Building on these insights, this paper focuses on everyday devotional experiences through ethnographic inquiry, examining how women’s embodied shrine practices shape moral subjectivities, gendered agency, and collective belonging. The shrine is not merely a space for ritualistic devotion but also a site of affective transformation, where women seek intercession for personal hardships, reproductive anxieties, and domestic struggles. The shrine’s central location in Srinagar makes it both physically and symbolically accessible, reinforcing its role as a site where the sacred and the sociopolitical intersect. By foregrounding the embodied practices that women in particular perform—acts shaped by grief, hope, and the need for spiritual redress—this study refines ongoing discussions in political theology. It illustrates how shrine devotion serves not simply as a source of solace but as a critical site where moral authority, ethical self-making, and resistance to structural disenfranchisement take shape.

Thus, this paper argues that the shrine of Shaykh Ḥamzah Makhdūm, emblematic of a distinctly Kashmiri Suhrawardī heritage, is not merely a site of mystical retreat but a dynamic space where emotional sustenance, ethical self-formation, and communal solidarity unfold in the face of enduring instability. The concept of “vernacular theology of endurance” that emerges from shrine practices reveals two critical insights. First, it challenges functionalist readings of religion as simply anxiety-reducing, showing how embodied shrine rituals—dhikr, communal prayers, and interpersonal networks—reframe justice, agency, and resilience in the absence of formal institutional redress. Second, it moves beyond colonial and modernist narratives that marginalize Sufism as passive or peripheral, instead demonstrating its role in shaping lived ethical frameworks and political alternatives. Ultimately, shrine piety in Kashmir is not merely a historical legacy but an evolving moral landscape, revealing how communities reclaim moral authority and spiritual agency where political solutions remain elusive.

Abstract for Online Program Book (maximum 150 words)

This paper explores how Sufi shrines in Kashmir act as sanctuaries of solace and spaces for ethical transformation, particularly for women navigating political turmoil.
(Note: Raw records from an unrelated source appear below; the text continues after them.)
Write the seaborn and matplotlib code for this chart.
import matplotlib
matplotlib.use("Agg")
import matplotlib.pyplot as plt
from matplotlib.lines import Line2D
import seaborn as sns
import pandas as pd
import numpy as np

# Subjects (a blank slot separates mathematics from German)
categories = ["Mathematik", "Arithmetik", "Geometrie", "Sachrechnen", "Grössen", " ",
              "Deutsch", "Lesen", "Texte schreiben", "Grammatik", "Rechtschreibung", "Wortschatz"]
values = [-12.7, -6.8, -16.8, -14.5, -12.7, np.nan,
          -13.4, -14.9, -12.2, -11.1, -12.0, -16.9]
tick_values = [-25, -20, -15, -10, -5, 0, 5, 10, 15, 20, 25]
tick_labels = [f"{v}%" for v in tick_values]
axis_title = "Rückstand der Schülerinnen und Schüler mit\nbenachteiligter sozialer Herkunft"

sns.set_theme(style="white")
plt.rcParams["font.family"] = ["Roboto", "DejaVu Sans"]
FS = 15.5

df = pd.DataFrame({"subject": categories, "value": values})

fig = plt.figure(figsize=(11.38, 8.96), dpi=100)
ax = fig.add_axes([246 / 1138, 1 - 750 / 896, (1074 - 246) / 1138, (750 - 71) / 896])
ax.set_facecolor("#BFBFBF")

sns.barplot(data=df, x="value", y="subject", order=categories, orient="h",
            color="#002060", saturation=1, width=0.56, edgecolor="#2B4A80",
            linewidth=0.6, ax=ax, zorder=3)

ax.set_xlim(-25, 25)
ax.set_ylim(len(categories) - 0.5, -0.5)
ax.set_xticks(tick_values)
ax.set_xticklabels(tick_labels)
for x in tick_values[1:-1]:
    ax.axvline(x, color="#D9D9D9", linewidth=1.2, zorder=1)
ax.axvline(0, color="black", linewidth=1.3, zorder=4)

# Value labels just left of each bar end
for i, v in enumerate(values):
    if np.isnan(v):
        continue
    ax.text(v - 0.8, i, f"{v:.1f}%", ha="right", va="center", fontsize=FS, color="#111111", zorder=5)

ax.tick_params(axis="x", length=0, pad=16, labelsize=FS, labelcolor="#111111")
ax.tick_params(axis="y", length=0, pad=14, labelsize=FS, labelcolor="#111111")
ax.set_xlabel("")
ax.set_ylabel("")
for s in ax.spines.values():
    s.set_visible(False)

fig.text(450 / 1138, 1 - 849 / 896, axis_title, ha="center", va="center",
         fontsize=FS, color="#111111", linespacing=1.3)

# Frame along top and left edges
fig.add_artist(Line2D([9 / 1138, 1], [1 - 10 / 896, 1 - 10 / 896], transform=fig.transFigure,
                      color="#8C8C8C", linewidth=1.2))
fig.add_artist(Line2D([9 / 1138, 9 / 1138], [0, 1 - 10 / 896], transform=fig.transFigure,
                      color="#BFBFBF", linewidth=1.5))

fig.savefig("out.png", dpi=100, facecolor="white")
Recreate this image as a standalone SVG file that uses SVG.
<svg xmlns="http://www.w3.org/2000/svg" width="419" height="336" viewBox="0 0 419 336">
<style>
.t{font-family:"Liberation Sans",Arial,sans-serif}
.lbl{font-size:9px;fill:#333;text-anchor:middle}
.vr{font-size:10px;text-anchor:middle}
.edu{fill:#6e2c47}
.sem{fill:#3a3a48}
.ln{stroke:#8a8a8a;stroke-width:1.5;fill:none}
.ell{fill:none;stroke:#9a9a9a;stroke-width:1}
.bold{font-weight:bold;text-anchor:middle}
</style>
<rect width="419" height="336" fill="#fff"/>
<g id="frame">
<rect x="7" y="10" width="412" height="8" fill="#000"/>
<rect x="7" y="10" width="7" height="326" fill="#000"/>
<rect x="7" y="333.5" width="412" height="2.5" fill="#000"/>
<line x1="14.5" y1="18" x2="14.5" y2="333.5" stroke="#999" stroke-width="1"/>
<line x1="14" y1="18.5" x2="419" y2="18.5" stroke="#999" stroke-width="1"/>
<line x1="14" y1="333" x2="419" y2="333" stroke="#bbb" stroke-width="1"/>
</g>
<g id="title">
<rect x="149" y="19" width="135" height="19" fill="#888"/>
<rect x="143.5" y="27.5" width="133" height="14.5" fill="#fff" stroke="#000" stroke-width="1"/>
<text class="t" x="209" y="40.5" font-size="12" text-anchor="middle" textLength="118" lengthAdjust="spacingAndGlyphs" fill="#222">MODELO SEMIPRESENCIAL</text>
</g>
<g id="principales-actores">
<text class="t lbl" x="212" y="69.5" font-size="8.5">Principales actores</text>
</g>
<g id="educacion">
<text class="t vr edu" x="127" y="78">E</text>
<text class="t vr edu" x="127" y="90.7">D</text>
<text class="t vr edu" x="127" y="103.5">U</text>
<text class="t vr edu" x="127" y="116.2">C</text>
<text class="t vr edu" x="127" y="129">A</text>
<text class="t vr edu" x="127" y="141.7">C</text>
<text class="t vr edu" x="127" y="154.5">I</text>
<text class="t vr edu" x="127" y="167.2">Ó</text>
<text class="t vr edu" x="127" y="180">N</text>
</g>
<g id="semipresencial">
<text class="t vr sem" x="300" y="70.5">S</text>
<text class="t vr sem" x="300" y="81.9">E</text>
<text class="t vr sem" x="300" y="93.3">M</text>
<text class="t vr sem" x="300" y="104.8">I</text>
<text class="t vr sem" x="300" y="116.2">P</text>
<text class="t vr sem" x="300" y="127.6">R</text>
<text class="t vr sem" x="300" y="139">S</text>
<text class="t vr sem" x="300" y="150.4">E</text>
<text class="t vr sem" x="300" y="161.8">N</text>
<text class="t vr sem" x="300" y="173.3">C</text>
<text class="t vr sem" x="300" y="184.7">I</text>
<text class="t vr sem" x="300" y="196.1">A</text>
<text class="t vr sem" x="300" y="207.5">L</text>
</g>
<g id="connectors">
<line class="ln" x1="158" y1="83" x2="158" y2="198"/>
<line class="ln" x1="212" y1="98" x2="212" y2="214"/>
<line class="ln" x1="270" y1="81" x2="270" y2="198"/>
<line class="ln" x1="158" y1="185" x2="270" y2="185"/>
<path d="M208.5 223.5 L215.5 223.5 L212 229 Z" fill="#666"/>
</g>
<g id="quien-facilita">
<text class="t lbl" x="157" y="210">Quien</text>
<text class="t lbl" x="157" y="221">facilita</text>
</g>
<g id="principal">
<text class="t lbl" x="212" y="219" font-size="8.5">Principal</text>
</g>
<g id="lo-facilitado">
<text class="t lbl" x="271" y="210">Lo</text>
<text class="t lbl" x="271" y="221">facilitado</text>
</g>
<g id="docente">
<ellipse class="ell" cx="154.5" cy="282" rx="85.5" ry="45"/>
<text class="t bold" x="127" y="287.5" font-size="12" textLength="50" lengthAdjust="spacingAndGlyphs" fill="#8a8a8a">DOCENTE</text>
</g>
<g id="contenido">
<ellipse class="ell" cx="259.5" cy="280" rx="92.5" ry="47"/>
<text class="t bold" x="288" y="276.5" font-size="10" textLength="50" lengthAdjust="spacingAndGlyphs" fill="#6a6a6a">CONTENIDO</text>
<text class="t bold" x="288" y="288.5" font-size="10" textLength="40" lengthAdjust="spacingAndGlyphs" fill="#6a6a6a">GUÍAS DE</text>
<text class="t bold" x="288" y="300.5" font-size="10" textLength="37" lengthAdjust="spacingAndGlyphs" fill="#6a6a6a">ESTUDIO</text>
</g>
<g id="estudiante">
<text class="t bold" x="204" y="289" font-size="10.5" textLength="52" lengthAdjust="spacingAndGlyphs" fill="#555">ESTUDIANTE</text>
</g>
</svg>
Focusing on the khanqāh of Shaykh Ḥamzah Makhdūm (1494–1576), a pivotal figure in the Suhrawardīyya tradition, it examines how embodied rituals—such as dhikr (remembrance), supplications, and votive offerings—serve as spiritual refuge and foster an inner (bāṭinī) sense of justice where outer (ẓāhirī) justice remains inaccessible. Drawing on Talal Asad’s (1986) concept of “discursive tradition” and Saba Mahmood’s (2004) insights into embodied piety, the paper argues that embodied devotion is not just ritual: it actively shapes women’s moral agency, fosters communal solidarity, and redefines justice. By focusing on women’s experiences, this study underscores how shrines provide spaces of spiritual autonomy, belonging, and resilience, where care, dignity, and resistance are central to ethical self-making.